# Start of Raw data

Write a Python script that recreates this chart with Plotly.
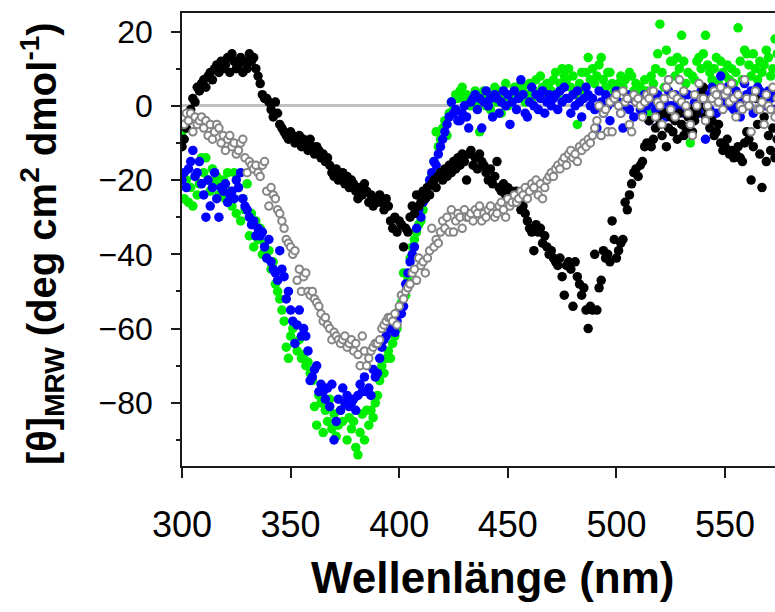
import plotly.graph_objects as go

# Wavelength grid (nm), one reading per nanometre
wavelength = list(range(300, 575))

# Mean residue ellipticity, deg cm^2 dmol^-1
series_black = [
    -11, -9, -6, -4, -1, 2, 1, 5, 4, 6,
    7, 5, 8, 9, 7, 10, 11, 9, 12, 10,
    11, 13, 9, 14, 12, 10, 11, 13, 9, 12,
    10, 14, 12, 13, 10, 8, 6, 3, 2, 2,
    1, -1, -3, 1, -2, -5, -6, -7, -8, -9,
    -7, -8, -10, -9, -8, -11, -9, -10, -12, -9,
    -11, -13, -11, -12, -14, -13, -15, -14, -16, -18,
    -19, -17, -20, -19, -18, -21, -19, -22, -20, -21,
    -23, -25, -22, -24, -21, -23, -26, -24, -27, -25,
    -26, -24, -26, -28, -25, -27, -31, -33, -30, -34,
    -31, -32, -38, -33, -34, -30, -27, -29, -24, -27,
    -26, -23, -25, -22, -24, -21, -20, -22, -19, -18,
    -20, -17, -19, -16, -18, -15, -17, -14, -16, -13,
    -15, -20, -13, -12, -16, -14, -17, -13, -15, -16,
    -18, -20, -17, -21, -19, -15, -22, -23, -21, -24,
    -22, -25, -23, -24, -23, -26, -28, -27, -29, -31,
    -33, -34, -39, -32, -34, -33, -37, -35, -38, -40,
    -39, -41, -42, -43, -41, -46, -51, -43, -42, -44,
    -54, -42, -46, -48, -51, -49, -55, -60, -54, -55,
    -40, -55, -49, -47, -39, -41, -40, -42, -31, -36,
    -41, -39, -37, -36, -26, -28, -24, -21, -18, -17,
    -19, -16, -15, -11, -10, -4, -11, -9, -6, -3,
    -5, -8, -2, -11, -6, -3, -7, -4, -9, -2,
    -5, -8, -6, -3, -1, -7, -4, -2, 0, 3,
    5, -3, -1, -6, -4, -8, -7, -5, -10, -12,
    -11, -9, -13, -12, -14, -13, -11, -14, -15, -10,
    -7, -9, -20, -11, 2, -5, -13, -22, -3, -15,
    -8, -12, -6, -14, -9,
]

series_green = [
    -7, -25, -20, -26, -22, -27, -19, -24, -21, -14,
    -18, -14, -20, -23, -17, -21, -19, -24, -22, -20,
    -25, -18, -23, -27, -18, -29, -22, -31, -25, -28,
    -21, -35, -29, -38, -31, -36, -33, -40, -37, -41,
    -39, -44, -42, -48, -50, -52, -55, -58, -65, -68,
    -62, -60, -64, -66, -63, -68, -67, -70, -69, -72,
    -74, -81, -86, -78, -80, -88, -82, -85, -79, -87,
    -83, -89, -86, -82, -85, -80, -90, -84, -87, -85,
    -92, -94, -88, -83, -90, -82, -86, -82, -84, -80,
    -78, -74, -70, -72, -68, -66, -68, -64, -62, -60,
    -55, -53, -45, -51, -47, -41, -38, -36, -34, -32,
    -31, -28, -25, -22, -20, -19, -15, -7, -11, -9,
    -6, -4, -8, -2, 1, -1, 3, 2, 4, 5,
    2, 3, 1, 0, 2, 4, 1, -7, 3, 4,
    0, 2, -1, 3, 5, 1, 4, -2, 2, 6,
    0, 3, 1, 5, 2, 4, 6, 5, 1, 3,
    6, 2, 4, 7, 3, 8, 5, 2, 6, 6,
    4, 7, 9, 3, 6, 10, 8, 7, 10, 5,
    8, 3, -5, 6, 9, 4, 9, 13, 7, 10,
    6, 8, 11, 13, 7, 5, 9, 9, 6, 4,
    3, 6, 8, 5, 7, 2, 9, 8, 4, 6,
    3, 5, 0, 7, 4, -2, 8, 6, 10, 14,
    22, 9, 5, 15, 7, 12, 12, 8, 13, 10,
    19, 12, 6, 9, -10, 8, 7, 12, 13, 10,
    14, 19, 11, 9, 7, 10, 13, 6, 12, 9,
    8, 11, 7, 10, 6, 9, 21, 12, 7, 15,
    14, 11, 8, 14, 10, 7, 12, 9, 11, 15,
    13, 8, 10, 18, 14,
]

series_blue = [
    -20, -18, -22, -17, -15, -12, -19, -18, -15, -21,
    -24, -30, -20, -27, -22, -18, -25, -30, -22, -23,
    -21, -26, -24, -23, -25, -20, -22, -18, -25, -27,
    -28, -30, -32, -31, -35, -33, -35, -34, -38, -41,
    -36, -42, -44, -45, -47, -39, -44, -46, -52, -50,
    -55, -58, -64, -59, -55, -62, -60, -62, -66, -74,
    -73, -71, -70, -77, -75, -77, -79, -76, -81, -75,
    -90, -85, -79, -82, -76, -80, -78, -81, -80, -79,
    -82, -78, -75, -77, -73, -77, -76, -78, -71, -73,
    -72, -68, -65, -63, -62, -58, -60, -59, -61, -58,
    -56, -56, -54, -48, -45, -42, -40, -38, -33, -28,
    -30, -26, -25, -22, -20, -18, -15, -16, -13, -11,
    -9, -7, -5, -3, 1, -2, -1, -4, -4, -2,
    0, -3, -6, 1, 2, 3, -1, 2, -6, 1,
    4, 0, 2, -3, 3, 2, -2, 1, 4, 0,
    3, -5, 1, 4, -1, 2, 7, 3, -2, -3,
    1, 5, 0, 3, -1, 2, 4, -2, 1, 3,
    0, 2, 3, -1, 4, 1, 5, 2, 2, -2,
    3, 0, 4, 1, -3, 2, 5, 3, 0, 2,
    -1, -6, 4, 1, -2, 3, 0, -4, 2, 1,
    4, 1, -2, -6, 0, 3, -1, 2, -3, 1,
    2, -1, -2, 3, 0, -4, 1, 2, -1, 3,
    2, -1, 1, -3, 4, 0, -2, 3, 1, -1,
    2, -2, 0, 3, -1, -4, 1, 2, -2, 4,
    0, -9, 3, -1, 5, 2, -2, 4, 8, 1,
    3, 5, 0, 2, -1, 4, 1, -3, 2, 6,
    3, 0, 4, -2, 2, 5, 4, 1, 3, 0,
    4, 2, -1, 3, 5,
]

series_open = [
    -3, -5, -2, -4, -2, -7, -3, -5, -4, -3,
    -6, -4, -8, -5, -9, -7, -5, -6, -10, -8,
    -12, -9, -8, -11, -10, -13, -12, -10, -9, -14,
    -18, -15, -16, -17, -16, -18, -19, -16, -15, -23,
    -27, -22, -24, -25, -28, -29, -31, -33, -36, -37,
    -38, -40, -39, -47, -44, -50, -46, -45, -50, -51,
    -50, -52, -53, -54, -56, -58, -57, -59, -60, -63,
    -61, -62, -63, -64, -63, -62, -65, -64, -63, -66,
    -64, -67, -70, -62, -66, -70, -68, -66, -65, -64,
    -64, -63, -60, -59, -58, -57, -57, -58, -56, -59,
    -54, -51, -52, -50, -49, -48, -45, -44, -47, -41,
    -43, -42, -45, -41, -39, -33, -38, -36, -37, -34,
    -31, -33, -30, -34, -28, -34, -31, -29, -30, -33,
    -28, -30, -30, -29, -31, -28, -29, -27, -31, -29,
    -30, -28, -27, -29, -30, -29, -27, -26, -28, -30,
    -25, -27, -26, -24, -26, -25, -23, -24, -22, -25,
    -23, -21, -22, -20, -24, -21, -25, -22, -20, -19,
    -18, -19, -17, -16, -17, -15, -14, -16, -13, -12,
    -14, -13, -15, -11, -12, -10, -11, -9, -10, -8,
    -6, -4, 0, -8, -2, -1, -7, 1, -7, 2,
    3, 0, -2, 4, 1, 2, -5, -7, 3, 1,
    2, 0, -3, 1, 3, 2, 4, 4, -3, 1,
    0, -5, 2, 5, 7, -1, 3, -3, 2, 7,
    1, 4, 0, -2, -5, -8, 3, 0, 6, 2,
    2, -4, 0, -2, 2, 4, 3, 1, 5, -1,
    3, 4, 1, 6, 2, -3, 3, 0, -1, 7,
    2, 0, -7, 2, 4, -1, -1, 1, -5, 3,
    0, -1, 5, -3, 2,
]

x_ticks = [300, 350, 400, 450, 500, 550]
y_ticks = [-80, -60, -40, -20, 0, 20]

FONT = "Liberation Sans, Arial, sans-serif"
AXIS_COLOR = "#1a1a1a"

fig = go.Figure()

filled = [
    (series_green, "#00ee00"),
    (series_blue, "#0000ff"),
    (series_black, "#000000"),
]
for values, color in filled:
    fig.add_trace(go.Scatter(
        x=wavelength, y=values, mode="markers",
        marker=dict(symbol="circle", size=9.5, color=color, line=dict(width=0)),
        showlegend=False,
    ))

fig.add_trace(go.Scatter(
    x=wavelength, y=series_open, mode="markers",
    marker=dict(symbol="circle", size=7.5, color="white",
                line=dict(width=2, color="#858585")),
    showlegend=False,
))

fig.update_layout(
    width=775, height=612,
    margin=dict(l=182, r=0, t=13, b=146),
    paper_bgcolor="white", plot_bgcolor="white",
    font=dict(family=FONT, color="black"),
    xaxis=dict(
        range=[300, 573], tickvals=x_ticks, ticks="outside", ticklen=10,
        tickwidth=1.5, tickcolor=AXIS_COLOR, showline=True, linewidth=1.5,
        linecolor=AXIS_COLOR, mirror=True, showgrid=False, zeroline=False,
        tickfont=dict(size=36, family=FONT), ticklabelstandoff=16,
    ),
    yaxis=dict(
        range=[-97, 25], tickvals=y_ticks, ticks="outside", ticklen=9,
        tickwidth=1.5, tickcolor=AXIS_COLOR, showline=True, linewidth=1.5,
        linecolor=AXIS_COLOR, showgrid=False,
        zeroline=True, zerolinecolor="#c0c0c0", zerolinewidth=3,
        tickfont=dict(size=32, family=FONT), ticklabelstandoff=12,
        minor=dict(dtick=10, tick0=0, ticks="outside", ticklen=4,
                   tickwidth=1.5, tickcolor=AXIS_COLOR),
    ),
    annotations=[
        dict(
            text="<b>Wellenlänge (nm)</b>", xref="paper", yref="paper",
            x=0.523, y=-0.247, xanchor="center", yanchor="middle",
            showarrow=False, font=dict(size=44, family=FONT),
        ),
        dict(
            text="<b>[θ]<sub>MRW</sub> (deg cm<sup>2</sup> dmol<sup>-1</sup>)</b>",
            xref="paper", yref="paper", x=-0.236, y=0.49,
            xanchor="center", yanchor="middle", textangle=-90,
            showarrow=False, font=dict(size=40, family=FONT),
        ),
    ],
)

fig.write_html("out.html")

# End of Raw data

§ Exercise directions
Starting at the top of the listing above, please restate word for word each line up to and including the one that holds "wavelength = list(range(300, 575))", omitting every image.

§ The solution
Write a Python script that recreates this chart with Plotly.
import plotly.graph_objects as go

# Wavelength grid (nm), one reading per nanometre
wavelength = list(range(300, 575))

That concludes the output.